Friday

April - Additions and some new research

One aspect of this website resource is the Guest Gallery, which enables other collectors and researchers to kindly share information about miniature portraits. This month a kind researcher has submitted information about Benjamin Trott and a portrait he painted of Dr John Floyd. To read more, see  View

There have been a variety of additions to the collection, but I have been behind in posting them onto the website, so some have been acquired more recently than others.

One is an attractive miniature by an American artist. Although perhaps not by a top artist, I feel it must be possible to attribute an artist, but so far have been uncertain.
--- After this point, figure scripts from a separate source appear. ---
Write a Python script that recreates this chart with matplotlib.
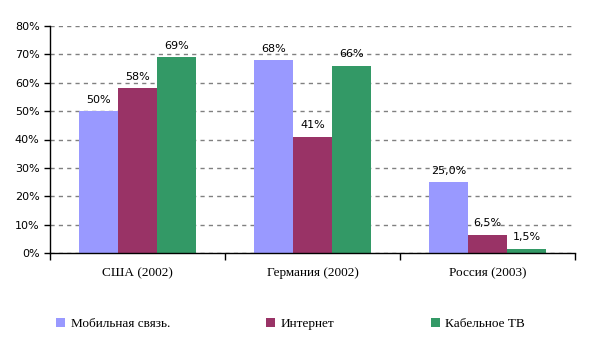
import numpy as np
import matplotlib
matplotlib.use("Agg")
import matplotlib.pyplot as plt
from matplotlib.ticker import MultipleLocator, FuncFormatter

# ---------------- data ----------------
categories = ["США (2002)", "Германия (2002)", "Россия (2003)"]
series_names = ["Мобильная связь.", "Интернет", "Кабельное ТВ"]
mobile = [50, 68, 25.0]
internet = [58, 41, 6.5]
cable = [69, 66, 1.5]
labels_mobile = ["50%", "68%", "25,0%"]
labels_internet = ["58%", "41%", "6,5%"]
labels_cable = ["69%", "66%", "1,5%"]

colors = ["#9999FF", "#993366", "#339966"]

# ---------------- figure ----------------
fig = plt.figure(figsize=(5.91, 3.51), dpi=100)
fig.patch.set_facecolor("white")
ax = fig.add_axes([50 / 591, 1 - 253 / 351, 525 / 591, 227 / 351])

x = np.arange(len(categories))
w = 39 / 175
series = [mobile, internet, cable]
labels = [labels_mobile, labels_internet, labels_cable]
for i, (vals, labs) in enumerate(zip(series, labels)):
    pos = x + (i - 1) * w
    ax.bar(pos, vals, width=w, color=colors[i], label=series_names[i], zorder=2)
    for p, v, t in zip(pos, vals, labs):
        ax.annotate(t, (p, v), xytext=(0, 4.5), textcoords="offset points",
                    ha="center", va="bottom", fontsize=8, family="DejaVu Sans")

ax.set_xlim(-0.5, 2.5)
ax.set_ylim(0, 80)
ax.yaxis.set_major_locator(MultipleLocator(10))
ax.yaxis.set_major_formatter(FuncFormatter(lambda v, _: f"{int(v)}%"))
ax.grid(axis="y", color="#808080", linestyle=(0, (3, 3)), linewidth=1, zorder=0)
ax.set_axisbelow(True)

ax.set_xticks(x)
ax.set_xticklabels(categories, family="Liberation Serif", fontsize=9.5)
ax.tick_params(axis="x", length=0, pad=10)
ax.set_xticks([-0.5, 0.5, 1.5, 2.5], minor=True)
ax.tick_params(axis="x", which="minor", length=5, width=1, direction="out")
ax.tick_params(axis="y", length=4, width=1, direction="out", labelsize=8)
for lab in ax.get_yticklabels():
    lab.set_family("DejaVu Sans")

for s in ["top", "right"]:
    ax.spines[s].set_visible(False)
ax.spines["left"].set_linewidth(1)
ax.spines["bottom"].set_linewidth(1)

handles, lbls = ax.get_legend_handles_labels()
fig.legend(handles, lbls, loc="center left", bbox_to_anchor=(56 / 591, 1 - 324 / 351),
           ncol=3, frameon=False, prop={"family": "Liberation Serif", "size": 9.5},
           handlelength=0.7, handleheight=0.7, handletextpad=0.4,
           columnspacing=7.3, borderpad=0, borderaxespad=0)

fig.savefig("out.png", dpi=100, facecolor="white")
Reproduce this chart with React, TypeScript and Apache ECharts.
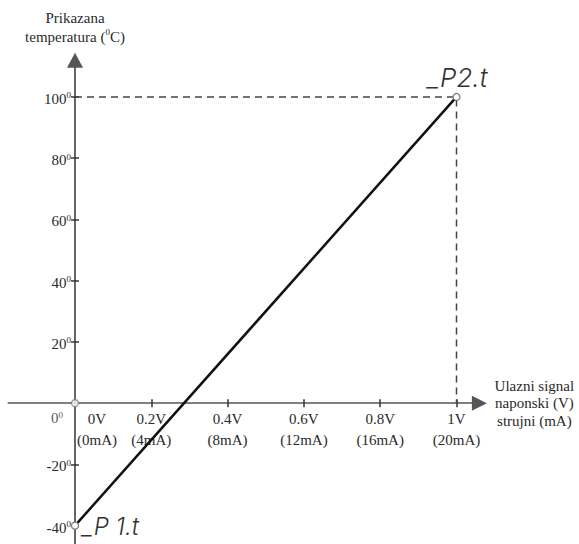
import React, { useEffect, useRef } from "react";
import * as echarts from "echarts";

// ---- data ----
const xTickValues = [0, 0.2, 0.4, 0.6, 0.8, 1];
const voltLabels = ["0V", "0.2V", "0.4V", "0.6V", "0.8V", "1V"];
const currentLabels = ["(0mA)", "(4mA)", "(8mA)", "(12mA)", "(16mA)", "(20mA)"];
const yLabelValues = [-40, -20, 20, 40, 60, 80, 100];
const yTickValues = [-20, 20, 40, 60, 80, 100];
const xMarkValues = [0.2, 0.4, 0.6, 0.8, 1];
const signal = [0, 1];
const temperature = [-40, 100];
const pointLabels = ["_P 1.t", "_P2.t"];
const guide = [
  [0, 100],
  [1, 100],
  [1, 0],
];

const SERIF = "'Liberation Serif', 'Times New Roman', serif";
const TXT = "#2a2a2a";
const AXIS = "#555";

// axis ranges
const X_MIN = -0.175;
const X_MAX = 1.06;
const Y_MIN = -46;
const Y_MAX = 112;

export default function App() {
  const ref = useRef<HTMLDivElement>(null);

  useEffect(() => {
    if (!ref.current) return;
    const chart = echarts.init(ref.current, null, { renderer: "svg" });

    const W = 579;
    const H = 544;
    const gridLeft = 8.24;
    const gridRight = 99.6;
    const gridTop = 60.2;
    const gridBottom = 0;
    const gw = W - gridLeft - gridRight;
    const gh = H - gridTop - gridBottom;
    // shift axes from the grid edges onto the zero lines
    const xOffset = -((0 - Y_MIN) / (Y_MAX - Y_MIN)) * gh;
    const yOffset = -((0 - X_MIN) / (X_MAX - X_MIN)) * gw;

    const supRich = {
      n: { fontSize: 15, fontFamily: SERIF, color: TXT, lineHeight: 16 },
      s: { fontSize: 9, fontFamily: SERIF, color: TXT, lineHeight: 9, verticalAlign: "top" },
    };

    const pointStyle = { color: "#fff", borderColor: "#777", borderWidth: 1.2 };
    const lcdLabel = {
      show: true,
      fontFamily: "Inter, 'DejaVu Sans', sans-serif",
      fontWeight: 300,
      fontStyle: "italic",
      fontSize: 26,
      color: "#333",
    };

    const option: any = {
      animation: false,
      backgroundColor: "#fff",
      grid: {
        left: gridLeft,
        right: gridRight,
        top: gridTop,
        bottom: gridBottom,
        containLabel: false,
        outerBoundsMode: "none",
      },
      xAxis: [
        {
          type: "value",
          min: X_MIN,
          max: X_MAX,
          position: "bottom",
          offset: xOffset,
          name: "Ulazni signal\nnaponski (V)\nstrujni (mA)",
          nameLocation: "end",
          nameGap: 55,
          nameTextStyle: {
            fontFamily: SERIF,
            fontSize: 15,
            color: TXT,
            align: "center",
            verticalAlign: "middle",
            lineHeight: 17.5,
            padding: [0, 0, 20, 0],
          },
          axisLine: {
            show: true,
            onZero: false,
            symbol: ["none", "triangle"],
            symbolSize: [15, 15],
            lineStyle: { color: AXIS, width: 1.6 },
          },
          axisTick: {
            show: true,
            inside: false,
            length: 4,
            customValues: xMarkValues,
            lineStyle: { color: "#333", width: 1.5 },
          },
          axisLabel: {
            show: true,
            customValues: xTickValues,
            margin: 5,
            fontFamily: SERIF,
            fontSize: 15,
            color: TXT,
            lineHeight: 21,
            formatter: (v: number) => {
              let idx = 0;
              xTickValues.forEach((t, i) => {
                if (Math.abs(t - v) < 1e-6) idx = i;
              });
              if (idx === 0) return `{o|${voltLabels[0]}}\n{o|${currentLabels[0]}}`;
              return `${voltLabels[idx]}\n${currentLabels[idx]}`;
            },
            rich: {
              o: {
                fontFamily: SERIF,
                fontSize: 15,
                color: TXT,
                lineHeight: 21,
                padding: [0, 0, 0, 44],
              },
            },
          },
          splitLine: { show: false },
        },
        {
          type: "value",
          min: X_MIN,
          max: X_MAX,
          position: "bottom",
          offset: xOffset,
          axisLine: { show: false, onZero: false },
          axisTick: {
            show: true,
            inside: true,
            length: 4,
            customValues: xMarkValues,
            lineStyle: { color: "#333", width: 1.5 },
          },
          axisLabel: { show: false },
          splitLine: { show: false },
        },
      ],
      yAxis: [
        {
          type: "value",
          min: Y_MIN,
          max: Y_MAX,
          position: "left",
          offset: yOffset,
          name: "{a|Prikazana}\n{a|temperatura (}{s|0}{a|C)}",
          nameLocation: "end",
          nameGap: 13.5,
          nameTextStyle: {
            align: "center",
            verticalAlign: "bottom",
            rich: {
              a: { fontSize: 15, fontFamily: SERIF, color: TXT, lineHeight: 19 },
              s: { fontSize: 9, fontFamily: SERIF, color: TXT, lineHeight: 9, verticalAlign: "top" },
            },
          },
          axisLine: {
            show: true,
            onZero: false,
            symbol: ["none", "triangle"],
            symbolSize: [16, 15],
            lineStyle: { color: AXIS, width: 1.8 },
          },
          axisTick: {
            show: true,
            inside: false,
            length: 4,
            customValues: yTickValues,
            lineStyle: { color: "#333", width: 1.5 },
          },
          axisLabel: {
            show: true,
            customValues: yLabelValues,
            margin: 4,
            padding: [4, 0, 0, 0],
            formatter: (v: number) => `{n|${v}}{s|0}`,
            rich: supRich,
          },
          splitLine: { show: false },
        },
        {
          type: "value",
          min: Y_MIN,
          max: Y_MAX,
          position: "left",
          offset: yOffset,
          axisLine: { show: false, onZero: false },
          axisTick: {
            show: true,
            inside: true,
            length: 4,
            customValues: yTickValues,
            lineStyle: { color: "#333", width: 1.5 },
          },
          axisLabel: { show: false },
          splitLine: { show: false },
        },
      ],
      series: [
        {
          type: "line",
          xAxisIndex: 0,
          yAxisIndex: 0,
          data: guide,
          symbol: "none",
          silent: true,
          z: 1,
          lineStyle: { color: "#444", width: 1.5, type: [7, 5] },
        },
        {
          type: "line",
          xAxisIndex: 0,
          yAxisIndex: 0,
          z: 3,
          symbol: "circle",
          symbolSize: 7,
          showSymbol: true,
          lineStyle: { color: "#111", width: 2.5 },
          itemStyle: pointStyle,
          data: signal.map((s, i) => ({
            value: [s, temperature[i]],
            label:
              i === 0
                ? { ...lcdLabel, fontSize: 24, formatter: pointLabels[0], position: "right", distance: 3, offset: [0, 1] }
                : { ...lcdLabel, formatter: pointLabels[1], position: "top", distance: 3, offset: [1, 1] },
          })),
        },
        {
          type: "scatter",
          xAxisIndex: 0,
          yAxisIndex: 0,
          z: 4,
          symbol: "circle",
          symbolSize: 7,
          itemStyle: pointStyle,
          data: [[0, 0]],
          label: {
            show: true,
            position: "left",
            distance: 8,
            offset: [0, 15],
            formatter: "{n|0}{s|0}",
            rich: supRich,
          },
        },
      ],
    };

    chart.setOption(option);
    return () => chart.dispose();
  }, []);

  return (
    <div
      ref={ref}
      style={{ position: "fixed", left: 0, top: 0, width: 579, height: 544, background: "#fff" }}
    />
  );
}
Expert opinion on an attribution would be welcome.

The miniature portrait of an unidentfied young lady in a black dress with a white lace shawl was painted in Boston around 1835-1840.

For more detail, see View

Another recent addition is a most attractive miniature of an unidentified young lady in a white dress by a British artist whose work appears infrequently.

The miniature was offered for sale at auction as by an unknown artist, and so was bought very cheaply, but a kind expert has identified the artist as Nicholas Freese (1762-after 1824).

Foskett notes that he was active in London in 1794-1814. Judging by the hairstyle, this would appear to be one of his later works probably dating to around 1810-1812.

Foskett says very little about Freese, but the advent of the Internet has readily enabled research into the artist and so to find how he fitted into 19C society.

For example, his daughter Mary was an actress who married Henry Kemble of the famous theatrical family.

Sadly, he had a son George who was killed during the Napoleonic Wars and Nicholas then exhibited a portrait of his son at the RA in his memory. For more about Nicholas Freese see  View

For two recently acquired French miniatures, one by a previously unknown artist, see View and View  Both miniatures are of similar size, but it is interesting to compare them and see the effects of the French Revolution on men's clothes. The second man has no wig, and is wearing the colours of the revolution, as a patriotic gesture, but also to avoid potential persecution as a Bourbon supporter. It is also interesting to note that the "rosy" background to the 1785 miniature, has turned to a sombre grey colour for the 1795 portrait, something more in keeping with events of the intervening ten years.